> _REQUIRED WORK_:
Every line holding the word "React" counts once. Give the total, nothing more.

****************************************

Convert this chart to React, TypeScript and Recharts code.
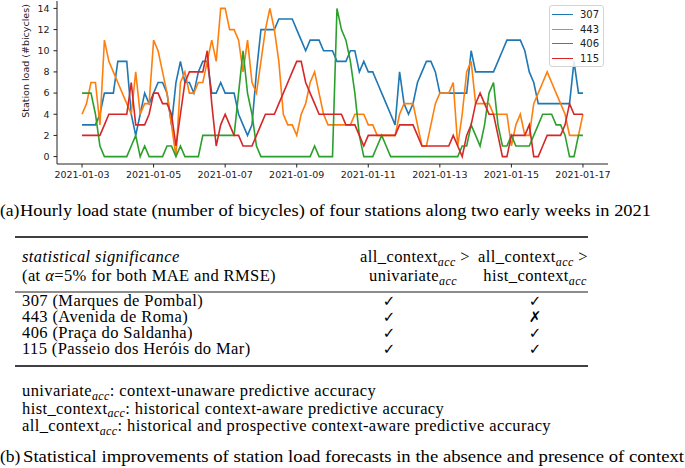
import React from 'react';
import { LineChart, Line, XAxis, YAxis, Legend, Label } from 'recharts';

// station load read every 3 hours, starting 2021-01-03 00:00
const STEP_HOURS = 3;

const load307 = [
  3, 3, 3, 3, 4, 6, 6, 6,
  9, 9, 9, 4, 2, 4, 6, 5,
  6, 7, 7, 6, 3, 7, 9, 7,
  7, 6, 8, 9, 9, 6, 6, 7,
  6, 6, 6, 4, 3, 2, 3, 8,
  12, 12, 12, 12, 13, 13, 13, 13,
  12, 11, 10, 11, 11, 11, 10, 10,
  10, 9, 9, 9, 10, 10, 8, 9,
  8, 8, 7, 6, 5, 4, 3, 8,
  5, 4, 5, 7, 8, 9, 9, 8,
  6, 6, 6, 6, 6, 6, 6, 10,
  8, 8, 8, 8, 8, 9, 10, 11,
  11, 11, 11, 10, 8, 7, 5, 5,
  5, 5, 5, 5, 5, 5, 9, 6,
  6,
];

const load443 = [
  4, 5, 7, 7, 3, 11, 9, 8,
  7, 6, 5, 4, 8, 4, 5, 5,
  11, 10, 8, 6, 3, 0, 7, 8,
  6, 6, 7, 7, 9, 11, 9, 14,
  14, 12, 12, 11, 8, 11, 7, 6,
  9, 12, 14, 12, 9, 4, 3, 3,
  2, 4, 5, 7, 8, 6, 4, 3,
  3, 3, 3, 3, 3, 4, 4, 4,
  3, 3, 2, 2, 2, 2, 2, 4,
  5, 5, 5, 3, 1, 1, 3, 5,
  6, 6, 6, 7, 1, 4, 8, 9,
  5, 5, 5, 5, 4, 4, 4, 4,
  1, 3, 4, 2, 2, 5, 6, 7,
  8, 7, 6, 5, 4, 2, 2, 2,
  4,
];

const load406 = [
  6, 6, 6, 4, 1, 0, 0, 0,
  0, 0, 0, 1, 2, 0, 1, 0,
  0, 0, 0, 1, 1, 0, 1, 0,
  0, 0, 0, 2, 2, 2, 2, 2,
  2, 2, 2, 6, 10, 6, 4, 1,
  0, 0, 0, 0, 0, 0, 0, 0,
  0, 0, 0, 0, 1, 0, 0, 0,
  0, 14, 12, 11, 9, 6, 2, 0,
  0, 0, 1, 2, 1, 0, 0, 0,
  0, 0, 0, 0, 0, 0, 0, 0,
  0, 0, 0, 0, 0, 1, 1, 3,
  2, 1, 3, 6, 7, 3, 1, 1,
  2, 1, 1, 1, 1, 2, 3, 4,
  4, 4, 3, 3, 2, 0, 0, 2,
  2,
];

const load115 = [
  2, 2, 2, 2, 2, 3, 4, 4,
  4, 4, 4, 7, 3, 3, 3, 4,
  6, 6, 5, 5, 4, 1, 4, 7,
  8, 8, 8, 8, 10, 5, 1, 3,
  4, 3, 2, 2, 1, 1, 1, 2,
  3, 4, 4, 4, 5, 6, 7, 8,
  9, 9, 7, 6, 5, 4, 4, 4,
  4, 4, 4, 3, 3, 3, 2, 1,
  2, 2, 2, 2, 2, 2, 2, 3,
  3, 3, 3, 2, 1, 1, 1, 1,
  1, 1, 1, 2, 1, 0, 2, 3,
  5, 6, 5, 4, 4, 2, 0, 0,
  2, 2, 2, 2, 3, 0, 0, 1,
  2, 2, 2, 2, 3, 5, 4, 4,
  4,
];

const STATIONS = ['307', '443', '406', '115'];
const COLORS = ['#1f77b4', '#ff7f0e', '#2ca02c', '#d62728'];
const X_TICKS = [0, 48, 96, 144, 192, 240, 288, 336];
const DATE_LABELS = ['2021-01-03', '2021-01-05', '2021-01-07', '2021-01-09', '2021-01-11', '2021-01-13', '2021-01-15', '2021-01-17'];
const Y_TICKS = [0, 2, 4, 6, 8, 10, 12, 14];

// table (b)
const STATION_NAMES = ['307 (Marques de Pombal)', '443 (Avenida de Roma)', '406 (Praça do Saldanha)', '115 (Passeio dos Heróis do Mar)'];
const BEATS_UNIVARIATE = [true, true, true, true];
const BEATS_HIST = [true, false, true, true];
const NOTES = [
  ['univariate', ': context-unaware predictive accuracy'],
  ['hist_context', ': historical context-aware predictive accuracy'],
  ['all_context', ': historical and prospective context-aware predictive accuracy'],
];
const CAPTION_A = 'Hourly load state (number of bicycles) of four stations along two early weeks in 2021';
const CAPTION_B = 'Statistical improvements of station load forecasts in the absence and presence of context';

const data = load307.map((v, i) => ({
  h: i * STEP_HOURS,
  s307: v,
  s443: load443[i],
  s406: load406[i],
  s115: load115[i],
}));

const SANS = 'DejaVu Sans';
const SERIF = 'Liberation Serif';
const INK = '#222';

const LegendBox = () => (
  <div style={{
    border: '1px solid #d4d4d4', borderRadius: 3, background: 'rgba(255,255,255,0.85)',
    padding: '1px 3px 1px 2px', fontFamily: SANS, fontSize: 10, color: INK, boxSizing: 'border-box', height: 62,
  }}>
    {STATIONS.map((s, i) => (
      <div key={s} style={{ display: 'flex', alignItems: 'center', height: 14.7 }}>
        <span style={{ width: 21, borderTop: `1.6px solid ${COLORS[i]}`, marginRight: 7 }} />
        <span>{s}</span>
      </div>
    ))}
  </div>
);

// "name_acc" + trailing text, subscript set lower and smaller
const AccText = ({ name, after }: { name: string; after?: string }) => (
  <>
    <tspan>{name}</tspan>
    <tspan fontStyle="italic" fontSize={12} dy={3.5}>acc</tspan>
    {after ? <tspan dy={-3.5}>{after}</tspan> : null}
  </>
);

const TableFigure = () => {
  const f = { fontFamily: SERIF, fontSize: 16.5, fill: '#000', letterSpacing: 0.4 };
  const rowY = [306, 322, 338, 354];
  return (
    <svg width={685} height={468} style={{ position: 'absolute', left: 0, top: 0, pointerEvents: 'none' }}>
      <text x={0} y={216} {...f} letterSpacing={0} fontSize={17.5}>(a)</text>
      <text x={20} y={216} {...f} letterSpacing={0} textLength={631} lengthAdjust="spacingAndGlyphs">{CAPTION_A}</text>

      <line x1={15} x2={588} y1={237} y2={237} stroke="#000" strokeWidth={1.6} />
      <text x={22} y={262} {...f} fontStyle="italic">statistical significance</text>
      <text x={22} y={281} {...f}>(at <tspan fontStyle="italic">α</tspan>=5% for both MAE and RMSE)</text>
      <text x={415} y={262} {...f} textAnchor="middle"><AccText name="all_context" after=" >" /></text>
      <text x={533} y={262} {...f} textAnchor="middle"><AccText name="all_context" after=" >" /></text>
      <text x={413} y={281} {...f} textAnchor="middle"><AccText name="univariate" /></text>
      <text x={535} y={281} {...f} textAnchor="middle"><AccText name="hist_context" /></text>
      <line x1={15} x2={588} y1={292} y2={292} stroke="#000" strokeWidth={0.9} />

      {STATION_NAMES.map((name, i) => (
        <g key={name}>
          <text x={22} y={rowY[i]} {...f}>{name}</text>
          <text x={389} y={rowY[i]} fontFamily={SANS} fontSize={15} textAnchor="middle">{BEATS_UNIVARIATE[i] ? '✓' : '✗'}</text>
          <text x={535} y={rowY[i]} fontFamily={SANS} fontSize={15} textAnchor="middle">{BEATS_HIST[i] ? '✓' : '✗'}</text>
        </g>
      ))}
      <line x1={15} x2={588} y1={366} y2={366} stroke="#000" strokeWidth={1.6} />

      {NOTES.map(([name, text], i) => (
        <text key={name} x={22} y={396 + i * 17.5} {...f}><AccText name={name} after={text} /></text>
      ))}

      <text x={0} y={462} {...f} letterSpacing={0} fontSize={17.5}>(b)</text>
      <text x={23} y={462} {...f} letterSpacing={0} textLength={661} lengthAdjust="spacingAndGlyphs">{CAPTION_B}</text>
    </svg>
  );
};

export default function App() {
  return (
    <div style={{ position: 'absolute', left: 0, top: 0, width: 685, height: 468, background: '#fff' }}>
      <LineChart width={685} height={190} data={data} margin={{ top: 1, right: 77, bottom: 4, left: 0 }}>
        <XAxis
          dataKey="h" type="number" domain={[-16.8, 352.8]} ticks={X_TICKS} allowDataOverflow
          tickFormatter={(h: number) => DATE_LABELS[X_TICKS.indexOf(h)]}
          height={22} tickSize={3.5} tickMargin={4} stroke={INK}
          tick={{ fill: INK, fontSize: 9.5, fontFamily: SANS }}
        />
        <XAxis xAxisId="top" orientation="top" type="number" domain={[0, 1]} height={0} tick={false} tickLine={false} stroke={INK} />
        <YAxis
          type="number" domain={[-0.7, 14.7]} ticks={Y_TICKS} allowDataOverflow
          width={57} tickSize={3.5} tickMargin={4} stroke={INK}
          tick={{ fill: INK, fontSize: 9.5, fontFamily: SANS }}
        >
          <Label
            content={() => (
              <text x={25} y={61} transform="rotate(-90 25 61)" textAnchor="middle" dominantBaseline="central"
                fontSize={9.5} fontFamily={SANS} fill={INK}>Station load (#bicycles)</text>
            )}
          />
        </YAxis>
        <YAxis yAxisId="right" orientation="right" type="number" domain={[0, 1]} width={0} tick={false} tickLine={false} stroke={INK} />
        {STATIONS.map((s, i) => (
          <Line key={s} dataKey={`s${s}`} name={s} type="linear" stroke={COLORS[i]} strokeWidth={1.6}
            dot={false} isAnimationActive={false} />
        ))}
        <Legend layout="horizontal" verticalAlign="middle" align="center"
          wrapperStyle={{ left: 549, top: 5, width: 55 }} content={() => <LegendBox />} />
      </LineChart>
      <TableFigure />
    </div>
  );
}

****************************************

> _CORRECT RESPONSE_:
2